Not only is GL's "I started the fight" bit not what happened at all - which should be clear to any eyewitnesses - but we have no reason to care. There's this supposed five year history, but we've seen none of it, leaving us with no real idea of Lanterns experience with the team, what it means to him, how hard a choice this might be for him or how it might affect the team itself. The scene just happens and yet the creators expect it to have an impact; in reality, it just hangs there, lifeless, because it lacks the context to lend it any gravitas.

Honestly, that example is the issue with this comic in a nutshell. For this story to work at all, the book needed a couple of stories after Origin to show some early adventures. Instead, they dropped the origin, threw a five year time skip at us and then expected a plotreliant on events we haven't even seen to have weight.

At least the pacing issues that plagued Origin aren't quite as bad this time.

Making matters worse is the fact that the art is subpar Jim Lee work. Origin had the same problem. It's fairly decent most of the time, but the fact that it's not his best is inescapable. This is Lee's last volume and I hate to say it, but it might be for the best. Lee is amazing when he can take his time, but I think his Justice League run proves he can't hit a monthly deadline anymore without the quality taking a serious hit. It's a damn shame, too.

My Opinion: Skip It

Justice League: The Villains Journey just doesn't work. Most of the problems are avoidable, some are just a consequence of the circumstances and stories placement. Either way, they add up to a whole that just isn't worth the hassle. This book needs to shape up fast. The flagship book of DC's entire line should not be this screwed up.
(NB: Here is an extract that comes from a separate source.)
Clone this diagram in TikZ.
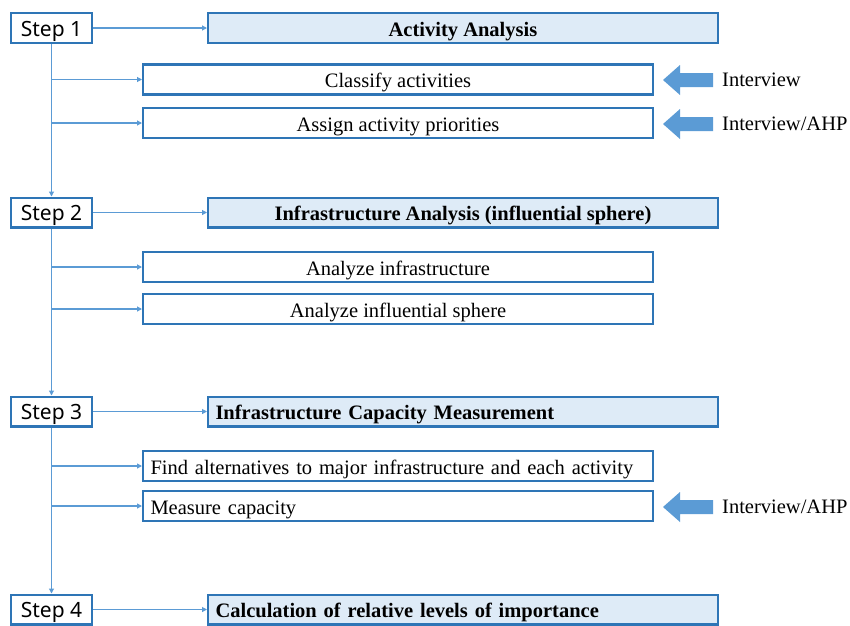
\documentclass[tikz,border=0pt]{standalone}
\usepackage{fontspec}
\setmainfont{Liberation Serif}
\newfontfamily\stepfont{Noto Sans}
\usetikzlibrary{arrows.meta}
\definecolor{boxblue}{HTML}{2E75B6}
\definecolor{lineblue}{HTML}{5B9BD5}
\definecolor{headfill}{HTML}{DEEBF7}
\tikzset{
  stepbox/.style={draw=boxblue,line width=2.4pt,fill=white,minimum width=80.6,minimum height=29.6,inner sep=0pt,text height=16pt,text depth=0pt,font=\stepfont\fontsize{21}{24}\selectfont},
  headbox/.style={draw=boxblue,line width=2.4pt,fill=headfill,minimum width=509.6,minimum height=29.6,inner sep=0pt,text height=16pt,text depth=0pt,font=\bfseries\fontsize{20.5}{24}\selectfont},
  subbox/.style={draw=boxblue,line width=2.4pt,fill=white,minimum width=509.6,minimum height=30,inner sep=0pt,text height=16.5pt,text depth=0pt,font=\fontsize{20.5}{24}\selectfont},
  leftbox/.style={text width=495,align=left,inner xsep=7pt},
  link/.style={draw=lineblue,line width=1.1pt,-{Triangle[length=5pt,width=5pt]}},
  fatarrow/.pic={\fill[lineblue] (25,-7) -- (-8,-7) -- (-8,-15) -- (-25,0) -- (-8,15) -- (-8,7) -- (25,7) -- cycle;},
  source/.style={anchor=west,inner sep=0pt,font=\fontsize{20.5}{24}\selectfont}
}
\begin{document}
\begin{tikzpicture}[x=1pt,y=-1pt]
\useasboundingbox (0,0) rectangle (850,625);
\node[stepbox] (s1) at (51.5,28) {Step 1};
\node[stepbox] (s2) at (51.5,212.5) {Step 2};
\node[stepbox] (s3) at (51.5,411.5) {Step 3};
\node[stepbox] (s4) at (51.5,609.5) {Step 4};
\node[headbox] (h1) at (463,28) {Activity Analysis};
\node[headbox] (h2) at (463,212.5) {Infrastructure Analysis (influential sphere)};
\node[headbox,leftbox] (h3) at (463,411.5) {Infrastructure Capacity Measurement};
\node[headbox,leftbox] (h4) at (463,609.5) {Calculation of relative levels of importance};
\node[subbox] (a1) at (398,79.5) {Classify activities};
\node[subbox] (a2) at (398,123) {Assign activity priorities};
\node[subbox] (b1) at (398,267) {Analyze infrastructure};
\node[subbox] (b2) at (398,309) {Analyze influential sphere};
\node[subbox,leftbox] (c1) at (398,466) {Find alternatives to major infrastructure and each activity};
\node[subbox,leftbox] (c2) at (398,506) {Measure capacity};
\pic (f1) at (688,80) {fatarrow};
\pic (f2) at (688,124) {fatarrow};
\pic (f3) at (688,507) {fatarrow};
\node[source] (i1) at (722,80) {Interview};
\node[source] (i2) at (722,124) {Interview/AHP};
\node[source] (i3) at (722,507) {Interview/AHP};
\foreach \s/\h in {s1/h1,s2/h2,s3/h3,s4/h4}
  \draw[link] (\s.east) -- (\h.west);
\draw[link] (s1.south) -- (s2.north);
\draw[link] (s2.south) -- (s3.north);
\draw[link] (s3.south) -- (s4.north);
\foreach \s/\a in {s1/a1,s1/a2,s2/b1,s2/b2,s3/c1,s3/c2}
  \draw[link] (\s.south |- \a.west) -- (\a.west);
\end{tikzpicture}
\end{document}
* I'm probably not telling you anything new here, but starting a relationship based out of sheer loneliness is a recipe for disaster. I like to think Johns is aware of this and that it's a part of his plans for the book, but who knows. As it stands, it's pretty groanworthy; it doesn't help that we have no reason to care. Unless, well, you're a shipper who thought this should have happened long ago, in which case you probably cared before this, quality and sense be damned.